We see nicely, that for some $N$ we can exclude the possibility of a cycle just based on the basic assumptions on the form of the members of a possible cycle $a_k$ by the formula (6) and for such $N$ do not need to recurse to the $a_k \gt 2^{60}$ found by de Oliviera and Rosendaal.
However, and this leads to the observation that we need for the general solution of the cycle-problem some deeper thinking, there are some $N$ for which $2^S$ is comfortably near to $3^N$ so we can allow a set of small $a_k$ such that the rhs can approach the lhs. The continued fraction of $\beta$ gives us pairs of $N$ and $S$ where $2^S$ are especially near to $3^N$ and for which a cycle cannot be excluded by this method alone.
[update 2]
I've not done this before explicitely, but trying the continued fraction-convergents and filling into $a_k$ the set of consecutive smallest possible integers ($5,7,11,13,...)$ we get the following small table
N S lhs=2^S rhs = (3+1/a_k)*()... lhs/rhs a_m
1, 2, 4 , 3.2 , 1.25 1 ~ 2^0
5, 8, 256 , 292.571428571, 0.875 31.81 ~ 2^5
41, 65, 3.68934881474 E 19, 5.44736223436 E 19, 0.677 1192.08 ~ 2^10
306, 485, 9.98959536101 E 145, 5.57867460455 E 146, 0.179 99780.79 ~ 2^16
15601, 24727, 3.70427126979 E 7443, 1.06756786898 E 7444, 0.346 285817586.21 ~ 2^28
79335, 125743, 2.59863196329 E37852, 8.97264176433 E37852, 0.289 7216102492.69 ~ 2^33
and we see, that the RHS can reach the LHS for that specific $N$ and thus the assumption of the smallest possible values for the $a_k$ does not suffice to exclude the possibility of a cycle. The "mean" $a_m$, estimated by the geometric mean of all parentheses as proposed above, are in the last column; they increase with the size of $N$ and we get an impression as at which cyclelength $N$ this allows values of $a_1 >2^{60}$ and thus this method has its heuristical limit: the last entry in the last row means $a_m \approx 2^{33}$ and this means, that the knowledge that $a_1>2^{60}$ suffices to have disproved all cycles of steps $N \le 79335$.
But it might anyway be interesting to see, what explicitely smallest value for $a_1$ (which we can assume to be the smallest of the cycle) and the following sequence of consecutive possible members would suffice to have the LHS smaller than the RHS. That would surely be a nice exercise ...
Best Answer
Yes, you're right: If there are any counterexample, then the smallest counterexample must be odd. And all successors and predecessors of a counterexample are themselves counterexamples.

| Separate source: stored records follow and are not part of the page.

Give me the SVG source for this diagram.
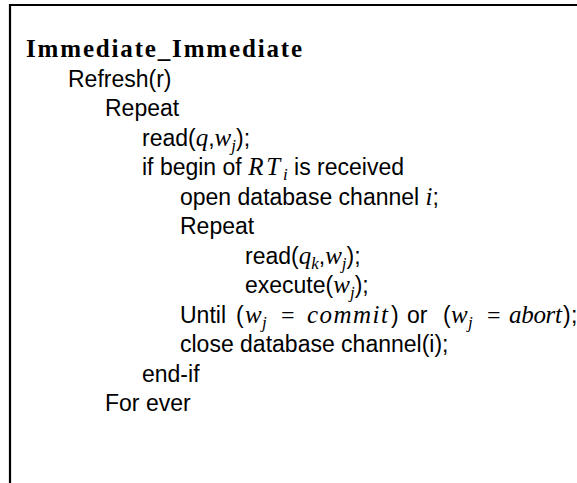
<svg xmlns="http://www.w3.org/2000/svg" width="577" height="483" viewBox="0 0 577 483">
<style>
.t{font-family:"Liberation Sans",Arial,sans-serif;font-size:23px;fill:#000}
.h{font-family:"Liberation Serif","Times New Roman",serif;font-size:25px;font-weight:bold;fill:#000}
.m{font-family:"Liberation Serif","Times New Roman",serif;font-style:italic;font-size:25px}
.s{font-size:17px}
.r{font-family:"Liberation Serif","Times New Roman",serif;font-size:24px}
.frame{stroke:#000;stroke-width:2.2;fill:none}
</style>
<rect width="577" height="483" fill="#fff"/>
<g id="frame">
<path class="frame" d="M10,483 V5 H577"/>
</g>
<g id="code">
<text class="h" x="26" y="57" textLength="276" lengthAdjust="spacing">Immediate_Immediate</text>
<text class="t" x="68" y="86.5">Refresh(r)</text>
<text class="t" x="105" y="116">Repeat</text>
<text class="t" x="142" y="145.5">read(<tspan class="m">q</tspan>,<tspan class="m">w</tspan><tspan class="m s" dy="5">j</tspan><tspan dy="-5">);</tspan></text>
<text class="t" x="142" y="175">if begin of <tspan class="m" textLength="32">RT</tspan><tspan class="m s" dy="5">i</tspan><tspan dy="-5"> is received</tspan></text>
<text class="t" x="180" y="204.5">open database channel <tspan class="m">i</tspan>;</text>
<text class="t" x="180" y="234">Repeat</text>
<text class="t" x="245" y="263.5">read(<tspan class="m">q</tspan><tspan class="m s" dy="5">k</tspan><tspan dy="-5">,</tspan><tspan class="m">w</tspan><tspan class="m s" dy="5">j</tspan><tspan dy="-5">);</tspan></text>
<text class="t" x="245" y="293">execute(<tspan class="m">w</tspan><tspan class="m s" dy="5">j</tspan><tspan dy="-5">);</tspan></text>
<text class="t" y="322.5"><tspan x="180">Until</tspan><tspan x="236">(</tspan><tspan class="m" x="245">w</tspan><tspan class="m s" x="262" dy="5">j</tspan><tspan class="r" x="281" dy="-5">=</tspan><tspan class="m" x="307" textLength="81">commit</tspan><tspan x="391">)</tspan><tspan x="407">or</tspan><tspan x="443">(</tspan><tspan class="m" x="451">w</tspan><tspan class="m s" x="468" dy="5">j</tspan><tspan class="r" x="487" dy="-5">=</tspan><tspan class="m" x="509" textLength="53">abort</tspan><tspan x="563">)</tspan><tspan x="571">;</tspan></text>
<text class="t" x="180" y="352">close database channel(i);</text>
<text class="t" x="142" y="381.5">end-if</text>
<text class="t" x="105" y="411">For ever</text>
</g>
</svg>
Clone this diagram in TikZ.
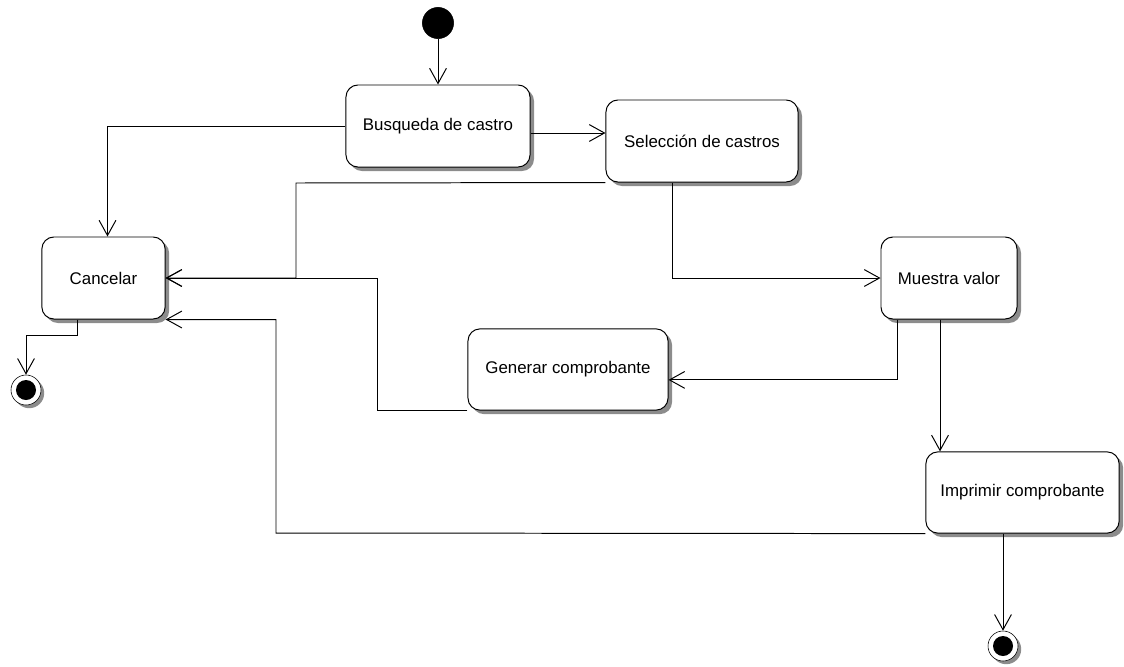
\documentclass[tikz,border=0pt]{standalone}
\usepackage{fontspec}
\setmainfont{Liberation Sans}
\usetikzlibrary{arrows.meta,shadows}

\tikzset{
  state/.style={draw, rectangle, rounded corners=0.3cm, fill=white, line width=0.7pt,
    font=\fontsize{12}{14}\selectfont, inner sep=0pt,
    drop shadow={shadow xshift=0.1cm, shadow yshift=-0.1cm, fill=gray!90, opacity=1}},
  startstate/.style={draw, circle, fill=black, minimum size=0.78cm, inner sep=0pt},
  endstate/.style={draw, circle, fill=white, minimum size=0.75cm, inner sep=0pt,
    drop shadow={shadow xshift=0.08cm, shadow yshift=-0.08cm, fill=gray!90, opacity=1},
    path picture={\fill[black] (path picture bounding box.center) circle (0.25cm);}},
  flow/.style={line width=0.7pt, -{Straight Barb[length=0.38cm,width=0.42cm]}}
}

\begin{document}
\begin{tikzpicture}[x=0.025cm,y=-0.025cm]
\useasboundingbox (0,0) rectangle (1124,666);
\node[startstate] (start) at (438,23) {};
\node[state, minimum width=4.6cm, minimum height=2.05cm] (busq) at (438,126) {Busqueda de castro};
\node[state, minimum width=4.8cm, minimum height=2.05cm] (selec) at (702,141) {Selección de castros};
\node[state, minimum width=3.08cm, minimum height=2.05cm] (cancel) at (103.5,278) {Cancelar};
\node[state, minimum width=3.4cm, minimum height=2.05cm] (muestra) at (949,278) {Muestra valor};
\node[state, minimum width=5cm, minimum height=2.03cm] (generar) at (568,369.5) {Generar comprobante};
\node[state, minimum width=4.83cm, minimum height=2.03cm] (imprimir) at (1022.5,492.5) {Imprimir comprobante};
\node[endstate] (end1) at (26,390) {};
\node[endstate] (end2) at (1003,646) {};
\coordinate (j1) at (296,183); \coordinate (j2) at (377,278); \coordinate (j3) at (276,533);

\draw[flow] (start) -- (busq);
\draw[flow] (busq.west) -| ([xshift=0.1cm]cancel.north);
\draw[flow] ([yshift=-0.175cm]busq.east) -- ([yshift=-0.175cm]busq.east -| selec.west);
\draw[flow] (selec.south west) -- (j1) |- (cancel.east);
\draw[flow] ([xshift=-0.75cm]selec.south) |- (muestra.west);
\draw[flow] ([xshift=-1.3cm]muestra.south) |- ([yshift=-0.26cm]generar.east);
\draw[flow] (generar.south west) -| (j2) -- (cancel.east);
\draw[flow] ([xshift=-0.225cm]muestra.south) coordinate (m2) -- (m2 |- imprimir.north);
\draw[flow] (imprimir.south west) -- (j3) |- (cancel.south east);
\draw[flow] ([xshift=-0.66cm]cancel.south) -- ++(0,16) -| (end1);
\draw[flow] (end2 |- imprimir.south) -- (end2);
\end{tikzpicture}
\end{document}
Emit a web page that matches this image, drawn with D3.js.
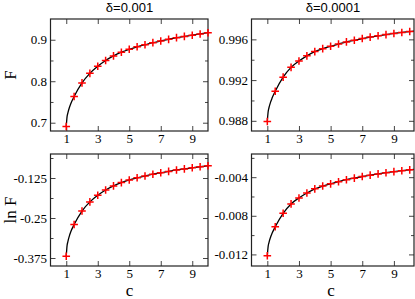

There are two conceivable kinds of counterexample.
The first is a finite cyclic sequence that differs from the trivial 1-4-2-1 cycle. Finding such a counterexample would immediately produce a disproof of the conjecture.
The second is a starting point from which the sequence continues indefinitely without ever hitting a cycle. Just coming across such a point would not directly yield a disproof of the conjecture, because one would need to prove that the sequence does indeed never join a cycle, and there's no known systematic way of findig such a proof.